Image of Janet Koster, Executive Director and CEO, Association for Women in Science
Janet Koster, Executive Director and CEO, Association for Women in Science

If we do not explicitly value entrepreneurial activity in promotion and tenure reviews, and annual salary deliberations, women will not be attracted to commercialization. Faculty who perceive such activities as add-ons to already-overloaded schedules will simply ignore them.

Most universities do offer a profit-sharing scheme for successful patents and licenses. The promise of additional funding is a primary motivator for men, but is insufficient to attract women. Rather, women faculty are motivated by societal impact.

Developing STEM entrepreneurs

Our REACH program shows women scientists and engineers how they can extend the reach of their research via commercialization; when women academics start to think about disseminating their research ideas beyond their academic colleagues, they can easily become interested in commercialization.

Even so, special training and individualized attention are needed. The REACH project includes workshops and also provides one-on-one analysis of research potential for the marketplace. By helping women envision themselves as entrepreneurs, we spark their interest.

As the largest multidisciplinary organization supporting women in STEM, AWIS can help us amplify the lessons we learned through REACH with its Washington D.C. presence and commitment to driving positive change in systems and organizations through advocacy and action.

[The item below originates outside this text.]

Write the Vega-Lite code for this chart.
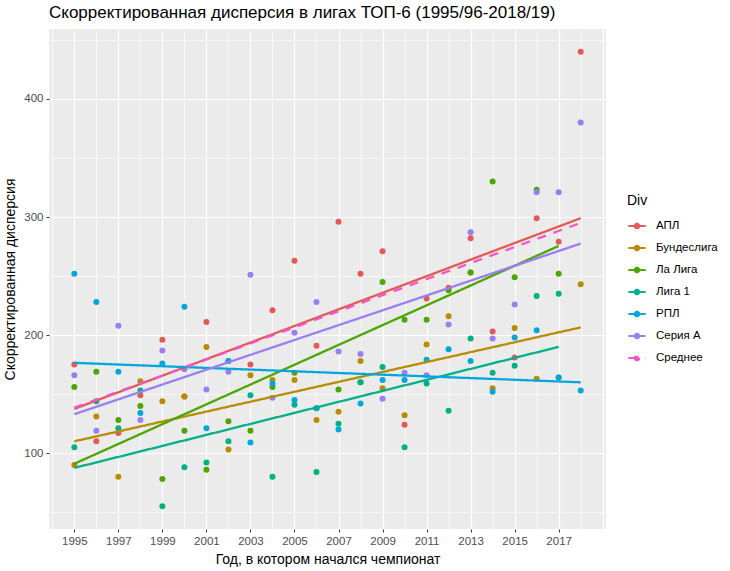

Helping build successful workplaces across all disciplines and employment sectors, AWIS is focused on increasing the representation, advancement and impact of women in STEM through evidence-based strategies, policies and solutions that eliminate barriers and bias from the workplace.

Our work on entrepreneurship among academic women has taught us a common lesson: Systems set up by men tend to appeal to and serve men’s interests. In order to make those systems attractive and helpful to women, we must think more broadly about what motivates women and what they need to be successful.

Institutions that tailor their programs to be inclusive will out-innovate those that do not.